A tia Manuela Serrano – já que ontem publicamente falou disso então também falo – várias vezes me aconselhou com veemência para que não fizesse esse trabalho enquanto estivesse preso porque, ao fazer e se fosse descoberto que estava a fazer naquelas condições, certamente não sairia da cadeia tão cedo, isto se algum dia saísse. Ficava apreensiva quando eu a contactava. Dizia para desligar o Facebook porque as ordens superiores eram para que não nos comunicássemos com seja quem fosse. Lá avancei, não acatando o conselho da tia Nela que tinha toda razão de recear o pior para mim porque, melhor do que eu, ela acompanhou e acompanha os que sofreram e sofrem as consequências de abordar pacificamente Cabinda sem preconceitos.
Nunca pensei em desistir deste projecto, embora pudesse ser interrompido caso a greve extrema não tivesse terminado mal começara em Dezembro. Entretanto, com toda a razão os co-autores pensaram que já havia desistido de uma ideia nascida na cadeia há quase três anos. Desenvolver projectos é sempre difícil – acompanhei imensas vezes o Domingos Da Cruz Maninho nas pesquisas dos seus livros e sabia minimamente que para avançar é preciso uma grande força invisível ao exterior.
E nessa força invisível entra a minha esposa Neusa Marques De Carvalho que, para além de todo o amor e apoio emocional, assumiu corajosamente a tarefa de contactar alguns co-autores, para espanto deles, quando voltei à cadeia em Março de 2016. Ela lidera a lista dos agradecimentos no livro.
Mas todo parto precisa de quem o ajude a fazer. É assim que surge o último interveniente nesse processo de “gestação” – o ilustre Manuel S. Fonseca com a máquina editorial Guerra e Paz Editores. As palavras de Manuel S. Fonseca foram: «Sedrick, vamos publicar esse livro». Dessas palavras ficou claro que o parto seria feito por uma editora de rigor científico reconhecido e que hoje completa 12 anos desse exercício tão antigo e nobre – trazer à luz do dia e da noite ideias e ideais.

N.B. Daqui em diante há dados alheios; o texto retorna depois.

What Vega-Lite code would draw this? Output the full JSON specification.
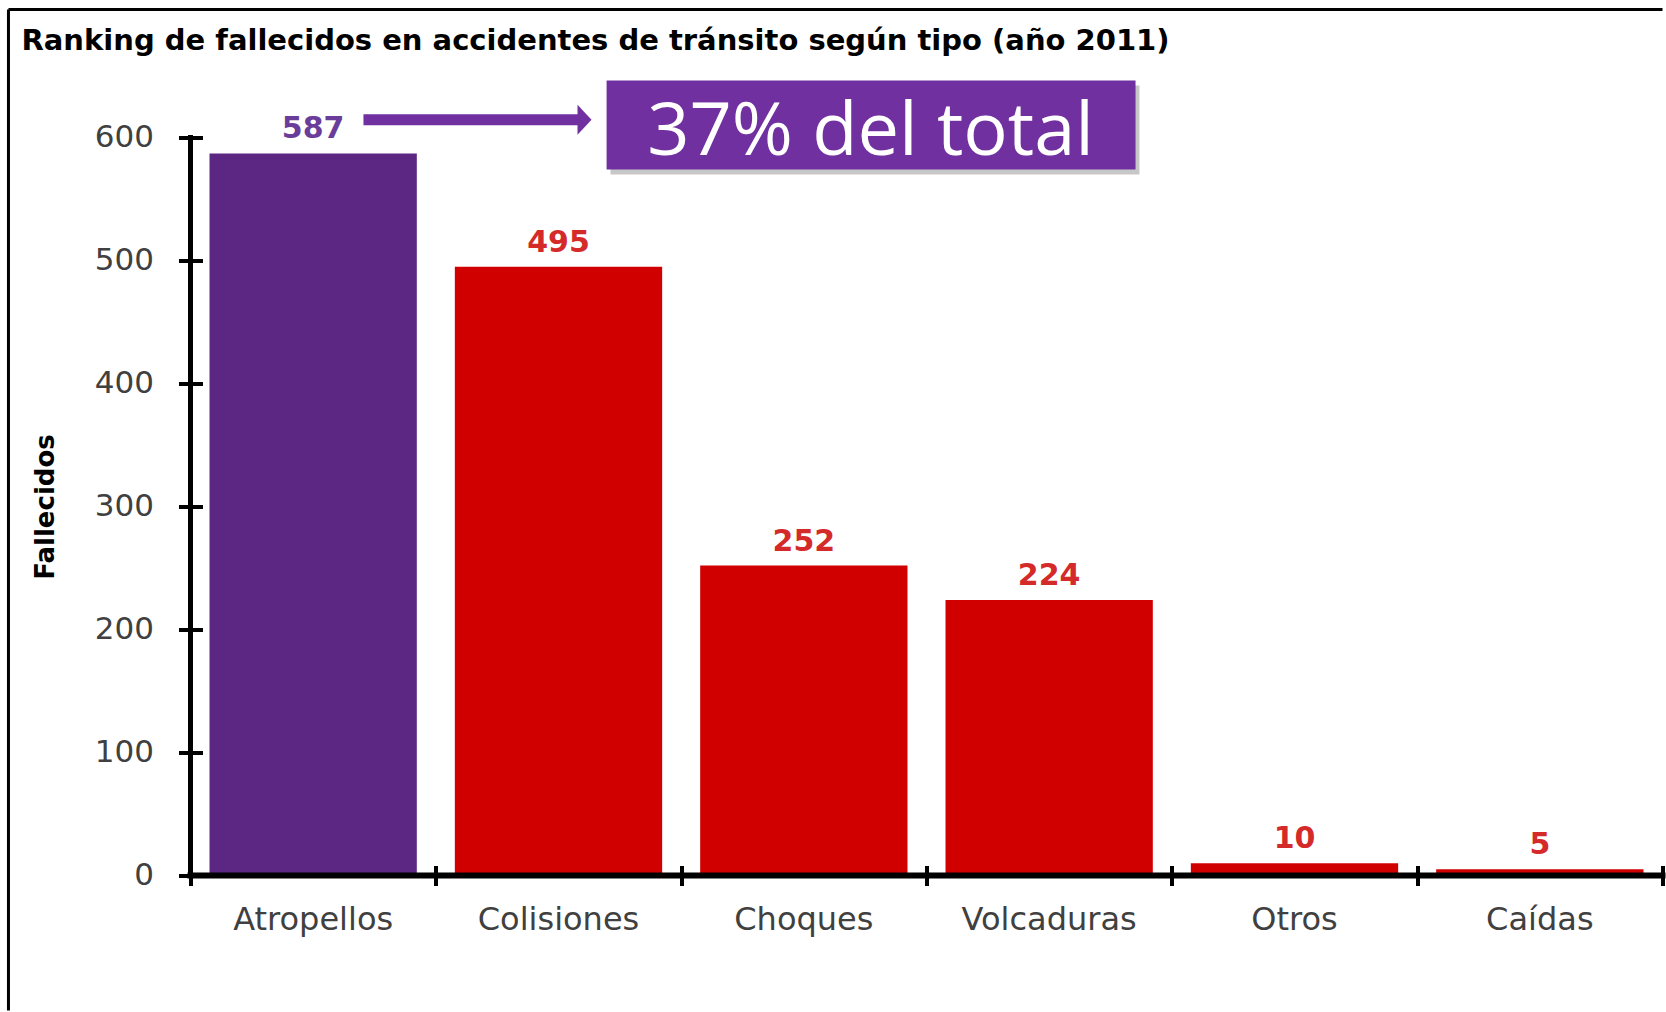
{
  "$schema": "https://vega.github.io/schema/vega-lite/v6.json",
  "width": 1472,
  "height": 738,
  "padding": {"left": 6.5, "top": 7.5, "right": 0, "bottom": 0},
  "background": "white",
  "config": {"view": {"stroke": null}},
  "data": {
    "values": [
      {"tipo": "Atropellos", "fallecidos": 587},
      {"tipo": "Colisiones", "fallecidos": 495},
      {"tipo": "Choques", "fallecidos": 252},
      {"tipo": "Volcaduras", "fallecidos": 224},
      {"tipo": "Otros", "fallecidos": 10},
      {"tipo": "Caídas", "fallecidos": 5}
    ]
  },
  "layer": [
    {
      "layer": [
        {
          "mark": {"type": "bar"},
          "encoding": {
            "x": {
              "field": "tipo",
              "type": "nominal",
              "sort": null,
              "scale": {"paddingInner": 0.155, "paddingOuter": 0.0775},
              "axis": {
                "orient": "bottom",
                "title": null,
                "domain": false,
                "ticks": false,
                "labelAngle": 0,
                "labelFont": "DejaVu Sans",
                "labelFontSize": 32,
                "labelColor": "#404040",
                "labelPadding": 29
              }
            },
            "y": {
              "field": "fallecidos",
              "type": "quantitative",
              "scale": {"domain": [0, 600], "nice": false},
              "axis": {
                "title": "Fallecidos",
                "titleFont": "DejaVu Sans",
                "titleFontWeight": "bold",
                "titleFontSize": 26,
                "titleColor": "#000000",
                "titlePadding": 36,
                "values": [0, 100, 200, 300, 400, 500, 600],
                "grid": false,
                "domain": false,
                "offset": -12,
                "tickSize": 24,
                "tickWidth": 4,
                "tickColor": "#000000",
                "labelFont": "DejaVu Sans",
                "labelFontSize": 31,
                "labelColor": "#404040",
                "labelPadding": 25
              }
            },
            "color": {
              "condition": {"test": "datum.tipo === 'Atropellos'", "value": "#5C2683"},
              "value": "#D00000"
            }
          }
        },
        {
          "mark": {"type": "text", "baseline": "alphabetic", "dy": -15, "font": "DejaVu Sans", "fontWeight": "bold", "fontSize": 30},
          "encoding": {
            "x": {"field": "tipo", "type": "nominal", "sort": null},
            "y": {"field": "fallecidos", "type": "quantitative", "scale": {"domain": [0, 600], "nice": false}},
            "text": {"field": "fallecidos", "type": "quantitative"},
            "color": {
              "condition": {"test": "datum.tipo === 'Atropellos'", "value": "#6A3D9A"},
              "value": "#D42A2A"
            }
          }
        }
      ]
    },
    {
      "data": {"values": [{}]},
      "layer": [
        {
          "mark": {"type": "rule", "color": "#000000", "strokeWidth": 3},
          "encoding": {
            "x": {"datum": -0.742, "type": "quantitative", "scale": {"domain": [0, 6], "nice": false, "zero": false}},
            "x2": {"datum": 6.0},
            "y": {"datum": 704.1, "type": "quantitative", "scale": {"domain": [0, 600], "nice": false}}
          }
        },
        {
          "mark": {"type": "rule", "color": "#000000", "strokeWidth": 3},
          "encoding": {
            "x": {"datum": -0.742, "type": "quantitative", "scale": {"domain": [0, 6], "nice": false, "zero": false}},
            "y": {"datum": 704.1, "type": "quantitative", "scale": {"domain": [0, 600], "nice": false}},
            "y2": {"datum": -109.8}
          }
        },
        {
          "mark": {"type": "text", "text": "Ranking de fallecidos en accidentes de tránsito según tipo (año 2011)", "font": "DejaVu Sans", "fontWeight": "bold", "fontSize": 29, "color": "#000000", "align": "left", "baseline": "alphabetic"},
          "encoding": {
            "x": {"datum": -0.689, "type": "quantitative", "scale": {"domain": [0, 6], "nice": false, "zero": false}},
            "y": {"datum": 671.5, "type": "quantitative", "scale": {"domain": [0, 600], "nice": false}}
          }
        },
        {
          "mark": {"type": "rule", "color": "#000000", "strokeWidth": 5, "strokeCap": "square"},
          "encoding": {
            "x": {"datum": 0, "type": "quantitative", "scale": {"domain": [0, 6], "nice": false, "zero": false}},
            "y": {"datum": 600, "type": "quantitative", "scale": {"domain": [0, 600], "nice": false}},
            "y2": {"datum": 0}
          }
        },
        {
          "mark": {"type": "rule", "color": "#000000", "strokeWidth": 6, "strokeCap": "square"},
          "encoding": {
            "x": {
              "datum": 0,
              "type": "quantitative",
              "scale": {"domain": [0, 6], "nice": false, "zero": false},
              "axis": {
                "orient": "bottom",
                "title": null,
                "values": [0, 1, 2, 3, 4, 5, 6],
                "labels": false,
                "domain": false,
                "grid": false,
                "offset": -10,
                "tickSize": 20,
                "tickWidth": 4,
                "tickColor": "#000000"
              }
            },
            "x2": {"datum": 6.0},
            "y": {"datum": 0, "type": "quantitative", "scale": {"domain": [0, 600], "nice": false}}
          }
        },
        {
          "mark": {"type": "rect", "color": "#000000", "opacity": 0.22},
          "encoding": {
            "x": {"datum": 1.712, "type": "quantitative", "scale": {"domain": [0, 6], "nice": false, "zero": false}},
            "x2": {"datum": 3.868},
            "y": {"datum": 569.9, "type": "quantitative", "scale": {"domain": [0, 600], "nice": false}},
            "y2": {"datum": 642.2}
          }
        },
        {
          "mark": {"type": "rect", "color": "#7030A0"},
          "encoding": {
            "x": {"datum": 1.696, "type": "quantitative", "scale": {"domain": [0, 6], "nice": false, "zero": false}},
            "x2": {"datum": 3.852},
            "y": {"datum": 574.0, "type": "quantitative", "scale": {"domain": [0, 600], "nice": false}},
            "y2": {"datum": 646.3}
          }
        },
        {
          "mark": {"type": "text", "text": "37% del total", "font": "Open Sans", "fontSize": 74, "color": "#FFFFFF", "align": "center", "baseline": "alphabetic"},
          "encoding": {
            "x": {"datum": 2.772, "type": "quantitative", "scale": {"domain": [0, 6], "nice": false, "zero": false}},
            "y": {"datum": 585.4, "type": "quantitative", "scale": {"domain": [0, 600], "nice": false}}
          }
        },
        {
          "mark": {"type": "rule", "color": "#7030A0", "strokeWidth": 11},
          "encoding": {
            "x": {"datum": 0.705, "type": "quantitative", "scale": {"domain": [0, 6], "nice": false, "zero": false}},
            "x2": {"datum": 1.585},
            "y": {"datum": 614.5, "type": "quantitative", "scale": {"domain": [0, 600], "nice": false}}
          }
        },
        {
          "mark": {"type": "point", "shape": "M-0.467,-1L0.467,0L-0.467,1Z", "size": 900, "filled": true, "color": "#7030A0", "opacity": 1},
          "encoding": {
            "x": {"datum": 1.606, "type": "quantitative", "scale": {"domain": [0, 6], "nice": false, "zero": false}},
            "y": {"datum": 614.5, "type": "quantitative", "scale": {"domain": [0, 600], "nice": false}}
          }
        }
      ]
    }
  ],
  "resolve": {"scale": {"x": "independent"}}
}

Não tenho grande mérito nesse trabalho. Têm os co-autores que não hesitaram em aceitar o convite de um presidiário condenado a ficar quatro anos e meio na cadeia. Um declarado excluído da sociedade. Relegado à escória da sociedade. O primeiro a responder ao convite foi o Professor Alberto Oliveira Pinto, «meu orientador» – espero que não lhe recebam o recente prémio que conquistou como fizeram ao tio Setas António -, mas foi o Mais Velho Marcolino Moco a primeira pessoa que, talvez em Outubro de 2016, me contou a razão para ter aceitado o convite. E a explicação resume o que todos os co-autores me disseram depois: dar o apoio necessário aos jovens que têm incontornavelmente de serem ouvidos nessa Angola. E esses jovens somos todos.
Quanto ao mérito… Pelo contrário, estou agora profundamente comprometido com a busca pela resolução do conflito em Cabinda, e por isso brevemente apresentarei o próximo desafio.
Meus agradecimentos ab imo corde ao Professor Alberto Oliveira Pinto, Dr. Marcolino Moco, Pastor Waco Afonso Justino, tio Orlando Castro, Dr. Francisco Luemba, ilustre Rui Neumann, o cota José Marcos Mavungo, tia Manuela Serrano. Domingos Da Cruz Maninho e Lisa Rimli.
Agradeço também a todos os que compareceram ao lançamento. E obviamente aos que não estiveram mas ligaram e mandaram mensagens a felicitar pelo trabalho.
O «parto» está feito e o resultado não me pertence mais. Está solto e em pedacinhos circula em várias mãos pelo mundo, sim, pelo mundo, porque, para além de em Portugal, o livro já tem leitores em França, Dinamarca e, claro, em Angola.